We've been having some issues with the kids and unacceptable behavior. Lying, back talking, being bossy, not doing what they were told, and homework issues.
I've been contemplating what effective form of discipline to use when it comes to these behaviors, but also how to incorporate teaching the kids the life skills needed to understand why these behaviors are unacceptable, because these are traits that are not only unacceptable now but will also be as they get older. The lessons they learn from these punishments are more important to me than the punishment itself. Does that make any sense?
My kids all have very different personalities, and trust me when I say I've read many, MANY parenting books, listening to audio taps, etc. It's so important to me that we find effective discipline for each child because they are all so different and respond to direction, correction, praise, and criticism differently. I want them to be 'who they are'. Strong-willed, type A, quiet.......... the list goes on. Being able to effectively teach them about unacceptable behaviors while encouraging them to be who they are is my ultimate goal. Isn't that every parents goal?!
Time-outs really aren't something that are effective because my kids, well, they are content laying in their beds, singing/talking to themselves, and staring at the ceiling. I'm trying to say, they are very capable of keeping themselves entertained. (Except for Breanna...time-outs are very effective with her because she despises them so much. Just the threat of time-out is usually enough to get her to behave.)

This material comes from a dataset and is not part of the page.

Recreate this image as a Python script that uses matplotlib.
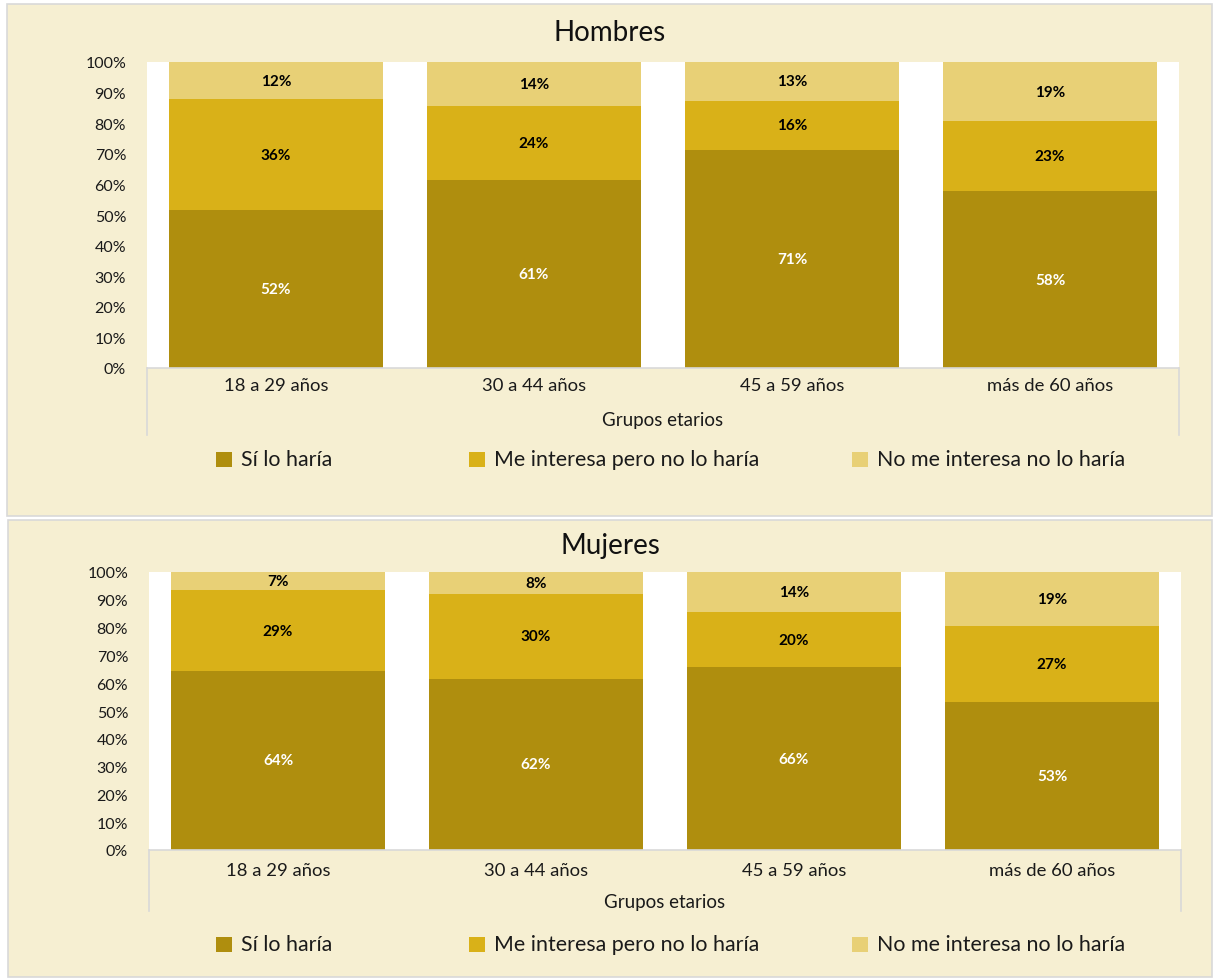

They don't play video games much, so taking their DS's/Wii privileges away really doesn't work either.
Today, E and I were talking and she suggested having the kids write me a paper addressing the following questions:
1. Why am I in trouble?
2. How does my behavior affect me?
3. How does my behavior affect others?
4. How can I work on changing my behavior?
5. How would my behavior been punishable in other situations (ie. school, church, etc)?
Obviously, this will only work with my big kids, but I think it's a fantastic idea. Not only do they have to think about their actions, but they have to discuss them with us. Then depending upon what the 'issue' was, we will work out a correlating punishment.
How do you all deal with these things?